The bombing of a bookstore in the eastern town of Semdinli shined a spotlight on Turkey's so-called ''deep state'', code for elements in the security forces and state bureaucracy ready to take the law into their own hands in pursuit of their aims.
The blast, which killed one person, sparked riots across Turkey's mainly Kurdish southeast amid claims by mainstream media that security forces had deliberately planned it to stir up unrest in the region, long blighted by separatist violence.
The Supreme Court quashed the sentences of 39 years and five months dished out to each of the two non-commissioned officers, Ali Kaya and Ozcan Ildeniz, saying there had been shortcomings in the investigation.
The court recommended their case be re-examined by a local military court.
The case, peppered with controversy, has been seen as a test case of European Union candidate Turkey's judicial system.

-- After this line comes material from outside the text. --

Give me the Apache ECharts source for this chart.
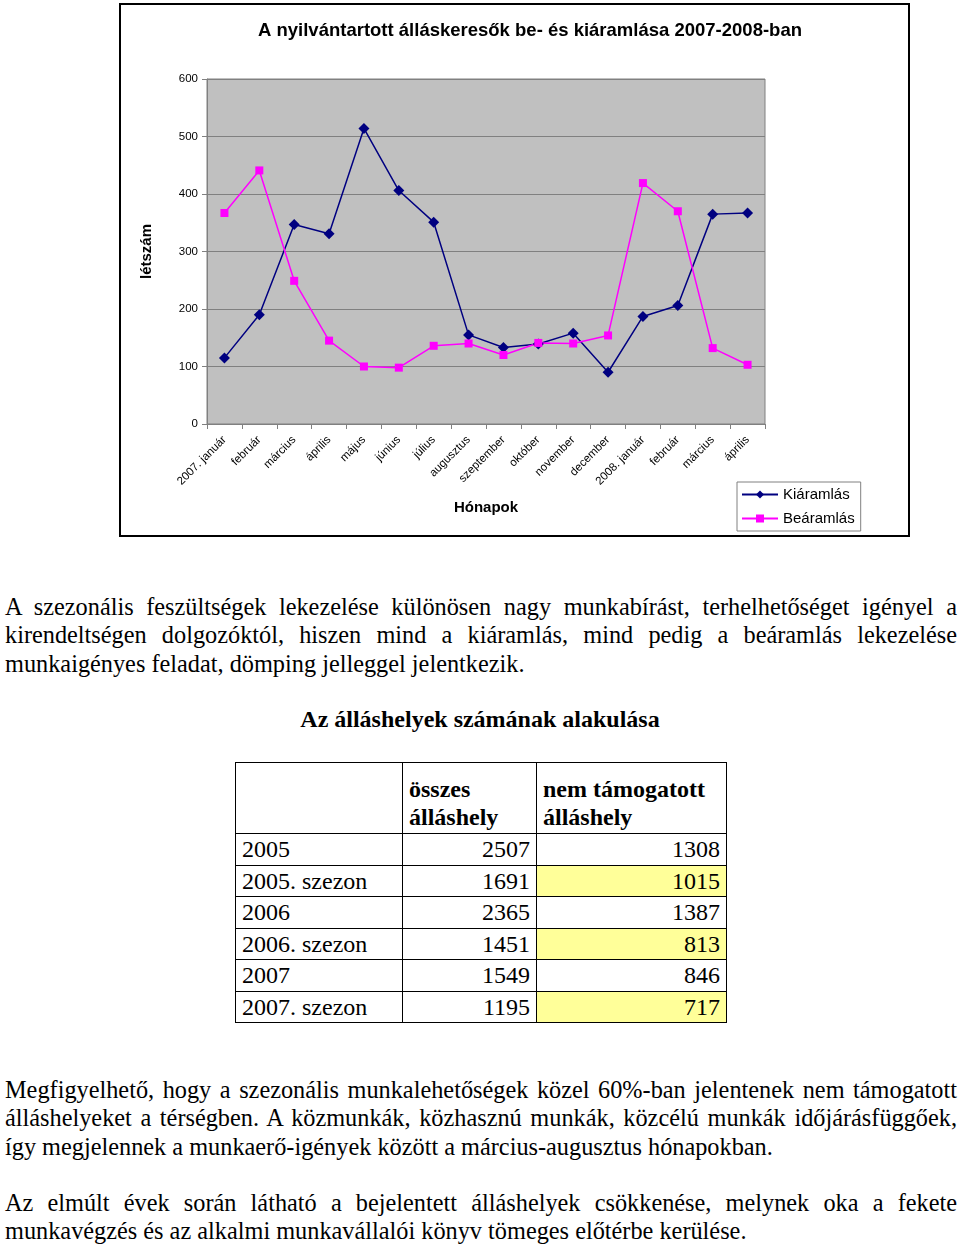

Last year a public prosecutor was fired after he accused the head of Turkey's military General Staff, Yasar Buyukanit, of organising an illegal group to carry out the bombing. Buyukanit was head of Turkey's land forces at the time of the blast.
The prosecutor said Buyukanit was trying to foment unrest and harm Turkey's bid to join the European Union.
The armed forces denied all the accusations. Buyukanit recently described the Semdinli affair as a ''legal disaster''. The EU has expressed concern over the sacking of the official and has demanded a full and transparent investigation.
A former guerrilla of the banned Kurdistan Workers Party (PKK) is also serving a 40-year jail sentence for the November 9, 2005, attack in the small border town near Iran and Iraq.
Security forces have been battling the PKK since it launched its armed campaign for an ethnic homeland in southeast Turkey in 1984, in a conflict that has claimed more than 30,000 lives.